Jakovenko's 15...Rfc8 is still holding up to scrutiny.

Grünfeld Defence Russian System 6...Be6 [D97]

Peter Svidler is the latest soul who is successful with 6...Be6 against the Russian Defence. In Volkov, S - Svidler, P he was able to generate counterplay with a quick ...b5, exploiting the fact that all White's queen moves cost him time. Black 's lead in development led to him actively deploying his pieces and he never looked back. White contributed to his own misfortune by rather dangerously pushing his kingside pawns.

Grünfeld Defence Russian 7...a6 8.Be2 [D97]

A dramatic win for Black occurred in Volkov, S - Riazantsev, A as White was mated in only 24 moves. Black sacrificed material for an attack and it paid off with a pretty finish.

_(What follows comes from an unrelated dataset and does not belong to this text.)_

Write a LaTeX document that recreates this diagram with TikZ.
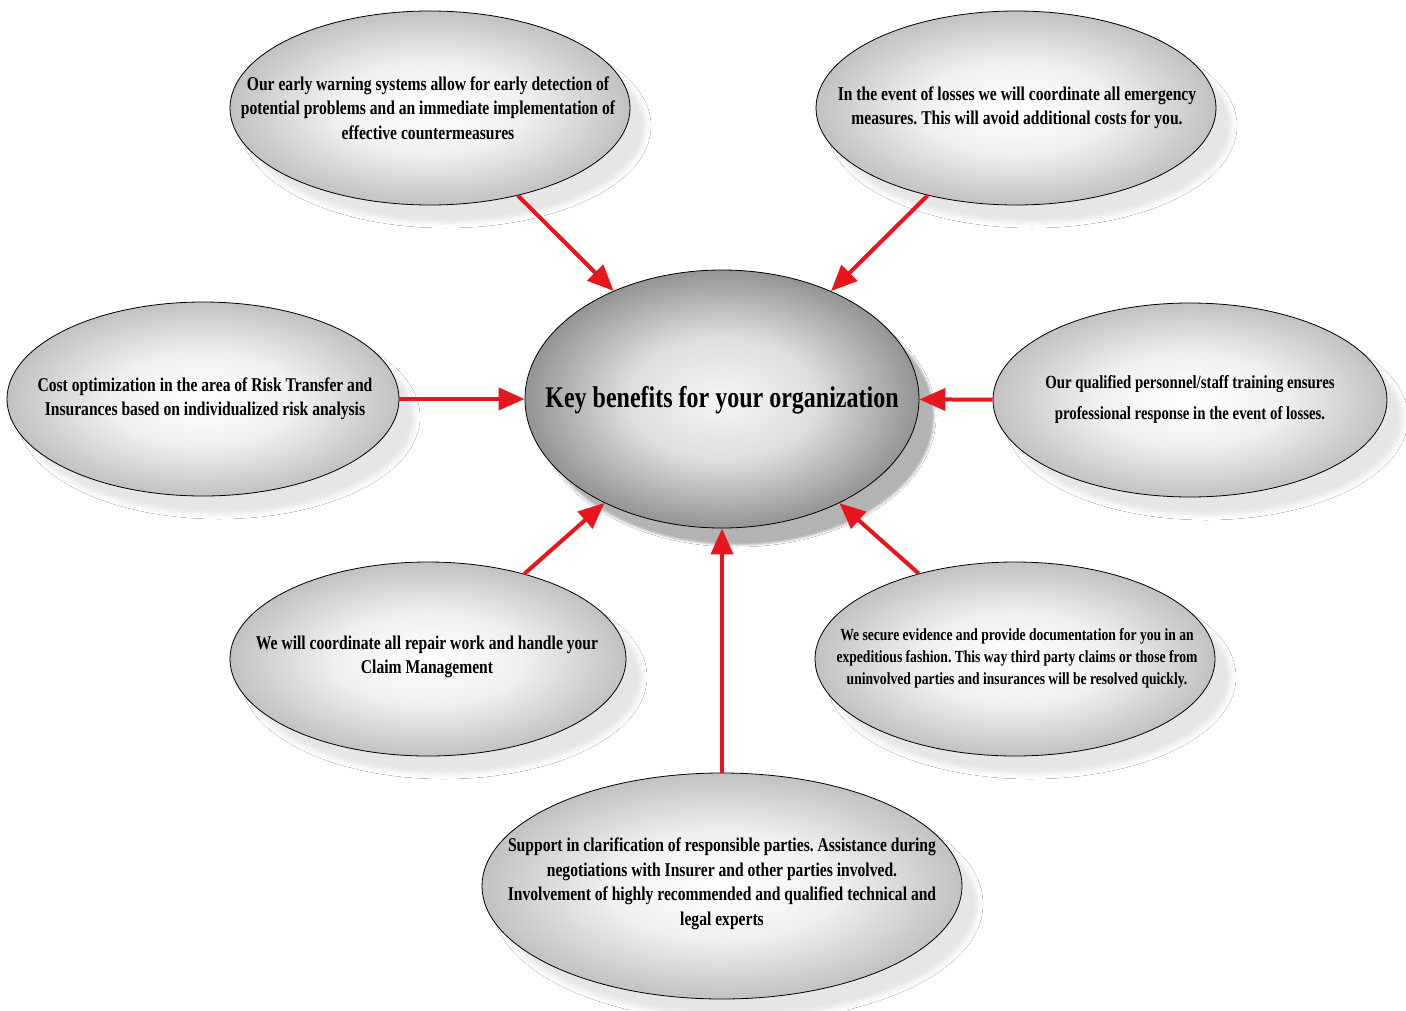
\documentclass[tikz,border=0pt]{standalone}
\usepackage{fontspec}
\newfontfamily\condfont{Liberation Serif}[FakeStretch=0.8]
\usetikzlibrary{arrows.meta,shapes.geometric,shadows.blur}
\definecolor{arrowred}{RGB}{232,22,28}
\pgfdeclareradialshading{bubbleshade}{\pgfpoint{0bp}{0bp}}{color(0bp)=(white); color(12bp)=(white!94!black); color(25bp)=(black!24); color(50bp)=(black!24)}
\pgfdeclareradialshading{hubshade}{\pgfpoint{0bp}{0bp}}{color(0bp)=(white!96!black); color(12bp)=(black!13); color(25bp)=(black!42); color(50bp)=(black!42)}
\frenchspacing
\begin{document}
\begin{tikzpicture}[x=1pt,y=-1pt,
    bubble/.style={ellipse,draw=black,line width=0.8pt,inner sep=0pt,minimum width=400pt,minimum height=194pt,
        shading=bubbleshade,
        blur shadow={shadow xshift=16pt,shadow yshift=-18pt,shadow blur radius=5pt,shadow opacity=10}},
    hub/.style={ellipse,draw=black,line width=0.8pt,inner sep=0pt,minimum width=394pt,minimum height=258pt,
        shading=hubshade,
        blur shadow={shadow xshift=15pt,shadow yshift=-17pt,shadow blur radius=2pt,shadow opacity=30}},
    txt/.style={align=center,font=\condfont\bfseries\fontsize{19.5}{24.5}\selectfont},
    arr/.style={draw=arrowred,line width=4pt,-{Triangle[length=26pt,width=22pt]}}]
    \fill[white] (0,0) rectangle (1406,1010);
    \useasboundingbox (0,0) rectangle (1406,1010);
    \node[bubble] (warn) at (430,108) {};
    \node[bubble] (emerg) at (1016,108) {};
    \node[bubble,minimum width=392pt] (cost) at (203,399) {};
    \node[bubble,minimum width=394pt] (staff) at (1190,400) {};
    \node[bubble,minimum width=396pt] (repair) at (428,659) {};
    \node[bubble] (evid) at (1015,659) {};
    \node[bubble,minimum width=480pt,minimum height=226pt] (support) at (722,886) {};
    \node[hub] (key) at (722,399) {};
    \node[txt] (warntxt) at (428,108) {Our early warning systems allow for early detection of\\potential problems and an immediate implementation of\\effective countermeasures};
    \node[txt,font=\condfont\bfseries\fontsize{19.5}{24}\selectfont] (emergtxt) at (1017,108) {In the event of losses we will coordinate all emergency\\measures. This will avoid additional costs for you.};
    \node[txt,font=\condfont\bfseries\fontsize{19.5}{24}\selectfont] (costtxt) at (205,399) {Cost optimization in the area of Risk Transfer and\\Insurances based on individualized risk analysis};
    \node[txt,font=\condfont\bfseries\fontsize{18.5}{31}\selectfont] (stafftxt) at (1190,399) {Our qualified personnel/staff training ensures\\professional response in the event of losses.};
    \node[txt] (repairtxt) at (427,657) {We will coordinate all repair work and handle your\\Claim Management};
    \node[txt,font=\condfont\bfseries\fontsize{17}{22}\selectfont] (evidtxt) at (1017,658) {We secure evidence and provide documentation for you in an\\expeditious fashion. This way third party claims or those from\\uninvolved parties and insurances will be resolved quickly.};
    \node[txt] (supporttxt) at (722,884) {Support in clarification of responsible parties. Assistance during\\negotiations with Insurer and other parties involved.\\Involvement of highly recommended and qualified technical and\\legal experts};
    \node[txt,font=\condfont\bfseries\fontsize{30}{36}\selectfont] (keytxt) at (722,400) {Key benefits for your organization};
    \draw[arr] (warn) -- (key);
    \draw[arr] (emerg) -- (key);
    \draw[arr] (cost) -- (key);
    \draw[arr] (staff) -- (key);
    \draw[arr] (repair) -- (key);
    \draw[arr] (evid) -- (key);
    \draw[arr] (support) -- (key);
\end{tikzpicture}
\end{document}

In the opening Riazantsev played an old idea 10...Nbd7:

Against this knight move, Volkov chose 11.Be3 Ng4 12.c6 but this was met with a natural novelty 12...Nxe3 with complex play. I think the critical reply is 11.e5 after which I couldn't find a path to equality.

Grünfeld Defence Russian 7...Be6 8.d5 [D97]

When Black plays his bishop to e6 on move seven, it's tempting to flick it away with 8.d5. That's exactly what happened in Ivanisevic, I - Soysal, S the featured game. White gains time, but Black has in return a clear target on d5, which led here to an IQP scenario where White had more space and no real worries with the isolani. I have a healthy respect for White's space edge which seems to give Black a few headaches:

In the game Black was close to equality, but as soon as the queens came off he went too readily into passive mode. Ivanisevic's technique was instructive as to how he created insurmountable problems for Black.